No EP não fomos nós que fizemos e foi diferente, mas no anterior o Diogo fez o artwork, misturando desenhos meus com fotografias nossas com caos. Agora já não somos nós que estamos a fazer o artwork, nem o que temos postado no Instagram e no Facebook. Têm sido um coletivo que é a CISMA, cá de Guimarães, excelentes profissionais e amigos. Eles é que nos abordaram há muito tempo atrás, “vocês fazem cenas fixes, mas são demasiado caóticos e é muito difícil para quem está fora perceber o que estão a dizer”. Então eles vieram salvar essa parte, para ser mais perceptível. Porque às vezes nós chegamos lá e metemos uma imagem do que é que querem dizer as caudas dos gatos e dizemos “olá”, e para a maior parte das pessoas se calhar não faz sentido nenhum. Eles vieram trazer um pouco de ordem à forma como nós nos apresentamos às pessoas.

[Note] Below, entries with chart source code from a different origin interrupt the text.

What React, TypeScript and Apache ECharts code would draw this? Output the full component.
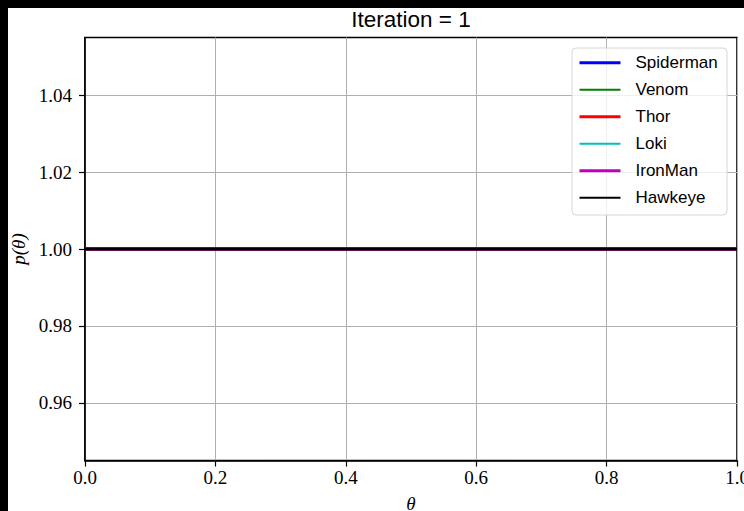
import React, { useEffect, useRef } from "react";
import * as echarts from "echarts";

const titleText = "Iteration = 1";
const thetaValues = [0, 0.25, 0.5, 0.75, 1];
const spidermanValues = [1, 1, 1, 1, 1];
const venomValues = [1, 1, 1, 1, 1];
const thorValues = [1, 1, 1, 1, 1];
const lokiValues = [1, 1, 1, 1, 1];
const ironManValues = [1, 1, 1, 1, 1];
const hawkeyeValues = [1, 1, 1, 1, 1];
const seriesNames = ["Spiderman", "Venom", "Thor", "Loki", "IronMan", "Hawkeye"];
const seriesValues = [spidermanValues, venomValues, thorValues, lokiValues, ironManValues, hawkeyeValues];
const seriesColors = ["#0000ff", "#008000", "#ff0000", "#00bfbf", "#bf00bf", "#000000"];
const seriesWidths = [3, 2, 3, 2, 3, 3];
const legendWidths = [3, 2, 3, 2, 3, 2];
const xTicks = [0, 0.2, 0.4, 0.6, 0.8, 1.0];
const yTicks = [0.96, 0.98, 1.0, 1.02, 1.04];
const yMin = 0.945;
const yMax = 1.055;

export default function App() {
  const ref = useRef<HTMLDivElement>(null);
  useEffect(() => {
    document.documentElement.style.background = "#000";
    document.documentElement.style.overflow = "hidden";
    document.body.style.background = "#000";
    const chart = echarts.init(ref.current!, null, { renderer: "svg" });
    const serif = "'Liberation Serif', serif";
    const sans = "'Liberation Sans', sans-serif";
    chart.setOption({
      animation: false,
      backgroundColor: "#ffffff",
      grid: {
        left: 77,
        right: 7,
        top: 29.5,
        bottom: 50.5,
        containLabel: false,
        outerBoundsMode: "none",
        show: true,
        borderColor: "#000",
        borderWidth: 1.6,
        backgroundColor: "#fff",
      },
      graphic: [
        {
          type: "text",
          x: 403,
          y: 11,
          z: 10,
          style: {
            text: titleText,
            font: `22.5px ${sans}`,
            fill: "#000",
            align: "center",
            verticalAlign: "middle",
          },
        },
        {
          type: "rect",
          z: 3,
          shape: { x: 564, y: 40, width: 155, height: 167, r: 4 },
          style: { fill: "rgba(255,255,255,0.8)", stroke: "#d6d6d6", lineWidth: 1 },
        },
      ],
      legend: {
        orient: "vertical",
        left: 570,
        top: 44.7,
        padding: 0,
        itemGap: 7,
        itemWidth: 41,
        itemHeight: 14,
        z: 5,
        itemStyle: { color: "transparent", borderWidth: 0, opacity: 0 },
        data: seriesNames.map((name, i) => ({
          name,
          lineStyle: { color: seriesColors[i], width: legendWidths[i] },
          itemStyle: { color: "transparent", borderWidth: 0, opacity: 0 },
        })),
        textStyle: {
          fontFamily: sans,
          fontSize: 17,
          color: "#000",
          lineHeight: 20,
          padding: [0, 0, 0, 10],
        },
      },
      xAxis: {
        type: "value",
        min: 0,
        max: 1,
        interval: 0.2,
        name: "θ",
        nameLocation: "middle",
        nameGap: 33.5,
        nameTextStyle: { fontFamily: serif, fontSize: 19, fontStyle: "italic", color: "#000" },
        axisLine: { show: true, lineStyle: { color: "#000", width: 1.6 } },
        axisTick: { show: true, inside: false, length: 6, lineStyle: { color: "#000", width: 1.2 }, customValues: xTicks },
        axisLabel: {
          margin: 7,
          fontFamily: serif,
          fontSize: 19,
          color: "#000",
          customValues: xTicks,
          formatter: (v: number) => v.toFixed(1),
        },
        splitLine: { show: true, lineStyle: { color: "#b0b0b0", width: 1 } },
      },
      yAxis: {
        type: "value",
        min: yMin,
        max: yMax,
        name: "p(θ)",
        nameLocation: "middle",
        nameGap: 56.5,
        nameTextStyle: { fontFamily: serif, fontSize: 19, fontStyle: "italic", color: "#000" },
        axisLine: { show: true, lineStyle: { color: "#000", width: 1.6 } },
        axisTick: { show: true, inside: false, length: 6, lineStyle: { color: "#000", width: 1.2 }, customValues: yTicks },
        axisLabel: {
          margin: 13,
          fontFamily: serif,
          fontSize: 19,
          color: "#000",
          customValues: yTicks,
          formatter: (v: number) => v.toFixed(2),
        },
        splitLine: { show: true, lineStyle: { color: "#b0b0b0", width: 1 } },
      },
      series: seriesNames.map((name, i) => ({
        name,
        type: "line",
        symbol: "none",
        showSymbol: false,
        data: thetaValues.map((t, j) => [t, seriesValues[i][j]]),
        lineStyle: { color: seriesColors[i], width: seriesWidths[i] },
        itemStyle: { color: seriesColors[i] },
        z: 2,
      })),
    });
    return () => chart.dispose();
  }, []);
  return (
    <div
      ref={ref}
      style={{ position: "fixed", left: 8, top: 8, width: 736, height: 503, background: "#fff" }}
    />
  );
}
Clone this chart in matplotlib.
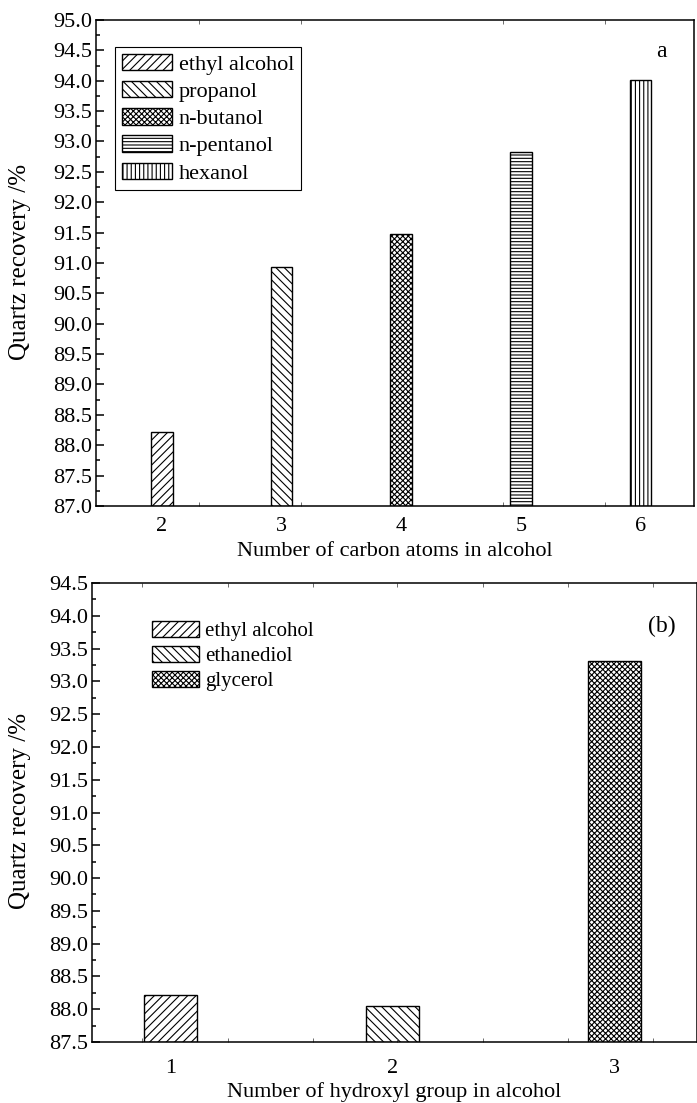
import matplotlib
matplotlib.use('Agg')
import matplotlib.pyplot as plt
from matplotlib.ticker import MultipleLocator, FixedLocator

plt.rcParams['font.family'] = ['Liberation Serif', 'DejaVu Serif']
plt.rcParams['hatch.linewidth'] = 0.8
plt.rcParams['font.size'] = 16

# panel a
carbon_n = [2, 3, 4, 5, 6]
carbon_names = ['ethyl alcohol', 'propanol', 'n-butanol', 'n-pentanol', 'hexanol']
carbon_rec = [88.22, 90.93, 91.48, 92.83, 94.01]
carbon_hatch = ['////', '\\\\\\\\', 'xxxxxx', '-----', '||||']

# panel b
hydroxyl_n = [1, 2, 3]
hydroxyl_names = ['ethyl alcohol', 'ethanediol', 'glycerol']
hydroxyl_rec = [88.22, 88.05, 93.31]
hydroxyl_hatch = ['////', '\\\\\\\\', 'xxxxxx']

fig = plt.figure(figsize=(6.97, 11.03), dpi=100)
ax1 = fig.add_axes([0.138, 0.5413, 0.858, 0.4406])
ax2 = fig.add_axes([0.132, 0.0553, 0.868, 0.4161])


def style(ax, xpad):
    for s in ax.spines.values():
        s.set_linewidth(1.1)
    ax.tick_params(axis='y', which='major', direction='in', length=6, width=1.1, labelsize=16, pad=3)
    ax.tick_params(axis='y', which='minor', direction='in', length=3, width=1.1)
    ax.tick_params(axis='x', which='major', length=0, labelsize=16, pad=xpad)
    ax.tick_params(axis='x', which='minor', direction='in', length=3, width=0.6,
                   top=True, bottom=True, color='#555555')
    ax.yaxis.set_major_locator(MultipleLocator(0.5))
    ax.yaxis.set_minor_locator(MultipleLocator(0.25))
    ax.yaxis.set_major_formatter(plt.FormatStrFormatter('%.1f'))


for x, y, h, lab in zip(carbon_n, carbon_rec, carbon_hatch, carbon_names):
    ax1.bar(x, y - 87.0, bottom=87.0, width=0.18, color='white', edgecolor='black',
            linewidth=1.0, hatch=h, label=lab)
ax1.set_xlim(1.45, 6.45)
ax1.set_ylim(87.0, 95.0)
ax1.set_xticks(carbon_n)
ax1.xaxis.set_minor_locator(FixedLocator([2.31, 3.16, 4.0, 4.85, 5.7]))
style(ax1, 8)
ax1.set_xlabel('Number of carbon atoms in alcohol', fontsize=16, labelpad=4)
ax1.text(0.945, 0.935, 'a', transform=ax1.transAxes, fontsize=17, ha='center', va='center')
leg = ax1.legend(loc='upper left', bbox_to_anchor=(0.032, 0.944), borderaxespad=0,
                 fontsize=16, handlelength=2.25, handleheight=0.76, labelspacing=0.28,
                 handletextpad=0.3, borderpad=0.3, fancybox=False, edgecolor='black',
                 framealpha=1)
leg.get_frame().set_linewidth(0.8)

for x, y, h, lab in zip(hydroxyl_n, hydroxyl_rec, hydroxyl_hatch, hydroxyl_names):
    ax2.bar(x, y - 87.5, bottom=87.5, width=0.24, color='white', edgecolor='black',
            linewidth=1.0, hatch=h, label=lab)
ax2.set_xlim(0.645, 3.37)
ax2.set_ylim(87.5, 94.5)
ax2.set_xticks(hydroxyl_n)
ax2.xaxis.set_minor_locator(FixedLocator([0.87, 1.257, 1.64, 2.02, 2.405, 2.79, 3.17]))
style(ax2, 12)
ax2.set_xlabel('Number of hydroxyl group in alcohol', fontsize=16, labelpad=3)
ax2.text(0.942, 0.905, '(b)', transform=ax2.transAxes, fontsize=17, ha='center', va='center')
ax2.legend(loc='upper left', bbox_to_anchor=(0.085, 0.935), borderaxespad=0,
           fontsize=15, handlelength=2.25, handleheight=0.8, labelspacing=0.22,
           handletextpad=0.3, frameon=False)

# y labels
fig.text(20 / 697, 1 - 262 / 1103, 'Quartz recovery /%', rotation=90, fontsize=18,
         ha='center', va='center')
fig.text(20 / 697, 1 - 811 / 1103, 'Quartz recovery /%', rotation=90, fontsize=18,
         ha='center', va='center')

fig.savefig('out.png', dpi=100)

ND – Vem de encontro ao que disse à bocado do álbum e da inclusão. Também ter a interpretação de pessoas de fora das nossas músicas. Interpretações mais sóbrias e nítidas. Não tão suscetível a mil interpretações porque é tudo e nada ou nenhuma interpretação.

Vão lançar o álbum na pandemia e nem vão poder apresentá-lo já ao vivo. Como é que estão a pensar dinamizar a divulgação? Têm videos ou outras coisas preparadas ou em mente para chegar a um público mais abrangente?

AS – Agora andamos a sonhar um bocado, porque ainda não bateu que 2021 está perdido para toda a gente. [risos].  “Se calhar ainda vai dar”, ainda estamos nessa fase. E se calhar ainda vai dar.

Para quando eventualmente encararmos que não vai dar, algumas ideias têm surgido de outras coisas que fomos fazendo em segundo plano com Unsafe. Por exemplo, livros e um documentário, ideias para fazer espetáculos com crianças, ou só colaborar com a comunidade. Trazer as artes para as pessoas “comuns” e usar Unsafe como um veículo para trazer ao de cima um pouco do que há de caótico em toda gente. Isto também só pode acontecer quando não houver pandemia, mas ainda assim vamos pensando de que maneira podemos concretizar isso.

Um dos membros novos de Unsafe é o Filipe Louro, que toca com Rite of Trio e Salto. Ele também veio trazer uma série de ideias absurdas que podem funcionar, seja vídeos ao vivo com cenários ou momentos teatrais que nós já temos ao vivo, mas nunca fomos a fundo com o que podemos fazer com isso. Em vídeo, se calhar é muito mais fácil concretizar a loucura total do teatro de Unsafe. Por isso vamos acreditar no melhor e que vão acontecer coisas altamente na mesma.

Têm algo a acrescentar para quem não vos conhece? Porque é que deviam ouvir Unsafe Space Garden?

AS – [risos] Porquê? Isso coloca-me numa posição de dúvida existencial muito grande. Porque é que as pessoas deviam ouvir Unsafe Space Garden? 

ND – [risos] Nós fazemos isto porque há uma necessidade muito grande. Se há uma necessidade muito grande, é porque há algo que está em falta. Se há algo que está em falta, então, se calhar, para as pessoas que sentem que algo está em falta, pode ser que faça sentido ouvir Unsafe, porque esse em falta é vago, mas ao mesmo tempo não é assim muito vago. E o que é esse em falta? Ouçam Unsafe Space Garden.

AS – [risos] Acho que também ajudaria dizer que podem ouvir Unsafe e conversar connosco sempre que quiserem. Nós já tentámos deixar mais ou menos expresso, nos meios que temos de chegar às pessoas à nossa volta geograficamente, que podem mandar mensagem e conversar um bocadinho, porque uma canção nunca é só sobre mim e uma pessoa específica, são só contemplações acerca da espécie humana. E podem ouvir só para tentar perceber se nós estamos a dizer alguma coisa que faz sentido para elas e podem dançar, porque há partes em que é fixe dançar, ou lavar a loiça.

Bro, You Got Something In Your Eye – A Guided Meditation pode ser escutado nos diversos serviços de streaming e no Bandcamp da banda.